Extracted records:
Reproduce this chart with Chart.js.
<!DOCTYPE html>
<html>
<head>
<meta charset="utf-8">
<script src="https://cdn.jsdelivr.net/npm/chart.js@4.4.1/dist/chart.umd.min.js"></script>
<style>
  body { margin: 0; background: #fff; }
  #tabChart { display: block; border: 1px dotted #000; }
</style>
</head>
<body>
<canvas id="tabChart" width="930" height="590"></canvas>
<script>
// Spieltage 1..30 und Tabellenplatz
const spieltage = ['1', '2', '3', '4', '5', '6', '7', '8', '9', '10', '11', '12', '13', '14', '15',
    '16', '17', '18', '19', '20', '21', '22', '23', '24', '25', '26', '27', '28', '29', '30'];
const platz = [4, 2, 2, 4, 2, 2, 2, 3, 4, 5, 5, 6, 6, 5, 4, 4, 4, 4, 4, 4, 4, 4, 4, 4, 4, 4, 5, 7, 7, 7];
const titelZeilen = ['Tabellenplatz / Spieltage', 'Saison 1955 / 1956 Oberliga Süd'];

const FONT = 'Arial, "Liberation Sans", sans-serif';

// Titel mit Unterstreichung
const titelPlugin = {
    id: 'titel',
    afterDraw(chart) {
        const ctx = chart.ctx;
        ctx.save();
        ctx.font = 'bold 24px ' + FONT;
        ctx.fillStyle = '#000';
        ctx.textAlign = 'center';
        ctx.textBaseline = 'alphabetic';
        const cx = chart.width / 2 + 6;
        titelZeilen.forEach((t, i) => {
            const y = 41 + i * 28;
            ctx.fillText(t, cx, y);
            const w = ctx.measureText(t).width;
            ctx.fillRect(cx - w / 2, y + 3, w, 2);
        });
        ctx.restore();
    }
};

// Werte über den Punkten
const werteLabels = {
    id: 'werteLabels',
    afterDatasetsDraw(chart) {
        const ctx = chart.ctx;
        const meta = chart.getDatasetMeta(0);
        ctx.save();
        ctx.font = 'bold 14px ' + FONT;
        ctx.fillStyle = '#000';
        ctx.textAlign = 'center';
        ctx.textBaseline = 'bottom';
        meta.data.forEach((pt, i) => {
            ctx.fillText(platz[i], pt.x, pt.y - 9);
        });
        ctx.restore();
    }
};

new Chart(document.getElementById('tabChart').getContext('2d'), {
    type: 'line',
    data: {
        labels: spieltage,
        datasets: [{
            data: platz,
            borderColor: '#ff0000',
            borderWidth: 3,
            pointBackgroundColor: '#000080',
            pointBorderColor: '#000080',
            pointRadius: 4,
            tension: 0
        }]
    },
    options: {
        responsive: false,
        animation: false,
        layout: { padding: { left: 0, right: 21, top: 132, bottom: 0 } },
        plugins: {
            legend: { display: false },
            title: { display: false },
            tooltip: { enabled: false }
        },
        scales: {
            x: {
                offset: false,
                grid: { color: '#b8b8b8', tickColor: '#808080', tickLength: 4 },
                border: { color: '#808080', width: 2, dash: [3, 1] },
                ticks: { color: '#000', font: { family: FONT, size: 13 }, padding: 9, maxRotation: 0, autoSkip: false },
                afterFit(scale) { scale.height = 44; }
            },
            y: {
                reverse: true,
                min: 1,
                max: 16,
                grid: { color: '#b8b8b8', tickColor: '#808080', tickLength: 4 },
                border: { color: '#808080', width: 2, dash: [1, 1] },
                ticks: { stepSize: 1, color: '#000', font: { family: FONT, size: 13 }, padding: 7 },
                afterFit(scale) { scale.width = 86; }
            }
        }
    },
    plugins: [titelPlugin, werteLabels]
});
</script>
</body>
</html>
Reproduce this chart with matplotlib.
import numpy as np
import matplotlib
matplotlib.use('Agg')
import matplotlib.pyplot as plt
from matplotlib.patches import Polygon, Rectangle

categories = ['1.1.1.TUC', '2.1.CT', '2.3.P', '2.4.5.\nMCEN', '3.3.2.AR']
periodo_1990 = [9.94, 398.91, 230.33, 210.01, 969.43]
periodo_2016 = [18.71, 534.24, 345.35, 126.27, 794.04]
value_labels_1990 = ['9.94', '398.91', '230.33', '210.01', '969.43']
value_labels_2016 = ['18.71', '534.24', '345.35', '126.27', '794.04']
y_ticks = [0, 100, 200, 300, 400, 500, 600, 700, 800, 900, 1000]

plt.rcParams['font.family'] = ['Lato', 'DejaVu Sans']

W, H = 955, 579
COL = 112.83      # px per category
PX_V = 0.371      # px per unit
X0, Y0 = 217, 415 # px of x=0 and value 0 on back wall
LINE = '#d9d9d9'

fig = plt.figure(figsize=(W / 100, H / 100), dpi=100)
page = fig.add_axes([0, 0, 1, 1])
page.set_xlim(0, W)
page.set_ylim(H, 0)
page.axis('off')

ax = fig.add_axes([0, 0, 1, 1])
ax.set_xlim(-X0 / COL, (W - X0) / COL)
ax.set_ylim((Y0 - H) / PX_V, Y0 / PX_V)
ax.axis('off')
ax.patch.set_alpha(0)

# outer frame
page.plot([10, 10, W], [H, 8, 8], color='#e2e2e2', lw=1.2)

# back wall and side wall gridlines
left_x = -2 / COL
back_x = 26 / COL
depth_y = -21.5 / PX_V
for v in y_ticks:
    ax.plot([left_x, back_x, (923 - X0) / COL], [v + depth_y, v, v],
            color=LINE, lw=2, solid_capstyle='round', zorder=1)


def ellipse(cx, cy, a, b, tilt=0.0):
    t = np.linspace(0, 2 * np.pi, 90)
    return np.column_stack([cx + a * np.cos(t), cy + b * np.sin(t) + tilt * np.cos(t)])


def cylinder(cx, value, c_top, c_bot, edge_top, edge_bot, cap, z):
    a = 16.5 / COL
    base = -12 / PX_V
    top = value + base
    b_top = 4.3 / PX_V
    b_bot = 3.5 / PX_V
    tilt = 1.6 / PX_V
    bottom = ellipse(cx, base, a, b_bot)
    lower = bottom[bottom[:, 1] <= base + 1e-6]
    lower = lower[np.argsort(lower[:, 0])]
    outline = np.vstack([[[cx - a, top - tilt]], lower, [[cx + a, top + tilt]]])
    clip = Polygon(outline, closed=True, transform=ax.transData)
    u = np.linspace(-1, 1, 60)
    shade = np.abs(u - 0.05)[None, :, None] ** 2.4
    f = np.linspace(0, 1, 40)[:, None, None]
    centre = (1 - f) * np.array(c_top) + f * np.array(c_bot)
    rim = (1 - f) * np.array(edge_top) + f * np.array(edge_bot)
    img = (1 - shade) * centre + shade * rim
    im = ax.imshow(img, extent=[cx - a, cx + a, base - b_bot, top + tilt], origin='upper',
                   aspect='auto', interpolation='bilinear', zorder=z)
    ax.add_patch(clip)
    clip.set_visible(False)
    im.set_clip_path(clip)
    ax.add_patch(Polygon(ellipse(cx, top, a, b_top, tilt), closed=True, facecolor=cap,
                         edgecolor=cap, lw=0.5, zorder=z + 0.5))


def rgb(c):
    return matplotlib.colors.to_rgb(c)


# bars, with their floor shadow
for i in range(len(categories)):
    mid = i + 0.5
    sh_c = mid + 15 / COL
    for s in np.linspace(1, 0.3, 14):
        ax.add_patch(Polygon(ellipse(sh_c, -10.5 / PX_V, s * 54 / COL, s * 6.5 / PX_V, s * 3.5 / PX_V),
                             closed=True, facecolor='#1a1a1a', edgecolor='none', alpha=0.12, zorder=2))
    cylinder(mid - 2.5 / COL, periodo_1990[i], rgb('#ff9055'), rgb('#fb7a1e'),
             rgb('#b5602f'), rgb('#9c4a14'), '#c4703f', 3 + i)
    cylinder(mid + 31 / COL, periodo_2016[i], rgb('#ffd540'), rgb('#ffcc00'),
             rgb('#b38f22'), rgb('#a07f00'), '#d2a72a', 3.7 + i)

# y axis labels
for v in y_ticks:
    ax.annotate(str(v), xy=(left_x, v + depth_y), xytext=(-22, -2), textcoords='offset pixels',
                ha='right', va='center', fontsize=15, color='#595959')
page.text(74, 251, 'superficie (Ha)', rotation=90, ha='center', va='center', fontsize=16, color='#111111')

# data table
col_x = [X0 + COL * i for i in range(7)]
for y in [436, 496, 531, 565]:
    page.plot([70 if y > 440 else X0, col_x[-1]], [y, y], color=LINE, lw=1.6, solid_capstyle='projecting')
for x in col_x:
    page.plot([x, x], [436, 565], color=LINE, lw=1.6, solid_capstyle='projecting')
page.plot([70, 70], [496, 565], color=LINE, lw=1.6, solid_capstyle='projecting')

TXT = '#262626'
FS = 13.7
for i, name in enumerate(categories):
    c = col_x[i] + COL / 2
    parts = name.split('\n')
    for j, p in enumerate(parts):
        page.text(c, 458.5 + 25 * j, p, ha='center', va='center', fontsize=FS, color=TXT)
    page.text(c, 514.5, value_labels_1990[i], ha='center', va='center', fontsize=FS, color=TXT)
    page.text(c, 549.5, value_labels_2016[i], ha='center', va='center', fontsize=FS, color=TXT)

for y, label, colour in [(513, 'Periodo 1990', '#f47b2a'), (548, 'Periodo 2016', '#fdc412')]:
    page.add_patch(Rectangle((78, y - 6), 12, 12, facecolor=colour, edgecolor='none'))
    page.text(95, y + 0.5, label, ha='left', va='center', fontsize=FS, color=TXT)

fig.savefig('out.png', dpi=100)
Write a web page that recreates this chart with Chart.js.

» YOUR TASK
In the listing above, find the line containing "Reproduce this chart with matplotlib." and the line containing "page.plot([10, 10, W], [H, 8, 8], color='#e2e2e2', lw=1.2)", then quote both, plus every line between them, exactly as written.

» TASK RESULT
Reproduce this chart with matplotlib.
import numpy as np
import matplotlib
matplotlib.use('Agg')
import matplotlib.pyplot as plt
from matplotlib.patches import Polygon, Rectangle

categories = ['1.1.1.TUC', '2.1.CT', '2.3.P', '2.4.5.\nMCEN', '3.3.2.AR']
periodo_1990 = [9.94, 398.91, 230.33, 210.01, 969.43]
periodo_2016 = [18.71, 534.24, 345.35, 126.27, 794.04]
value_labels_1990 = ['9.94', '398.91', '230.33', '210.01', '969.43']
value_labels_2016 = ['18.71', '534.24', '345.35', '126.27', '794.04']
y_ticks = [0, 100, 200, 300, 400, 500, 600, 700, 800, 900, 1000]

plt.rcParams['font.family'] = ['Lato', 'DejaVu Sans']

W, H = 955, 579
COL = 112.83      # px per category
PX_V = 0.371      # px per unit
X0, Y0 = 217, 415 # px of x=0 and value 0 on back wall
LINE = '#d9d9d9'

fig = plt.figure(figsize=(W / 100, H / 100), dpi=100)
page = fig.add_axes([0, 0, 1, 1])
page.set_xlim(0, W)
page.set_ylim(H, 0)
page.axis('off')

ax = fig.add_axes([0, 0, 1, 1])
ax.set_xlim(-X0 / COL, (W - X0) / COL)
ax.set_ylim((Y0 - H) / PX_V, Y0 / PX_V)
ax.axis('off')
ax.patch.set_alpha(0)

# outer frame
page.plot([10, 10, W], [H, 8, 8], color='#e2e2e2', lw=1.2)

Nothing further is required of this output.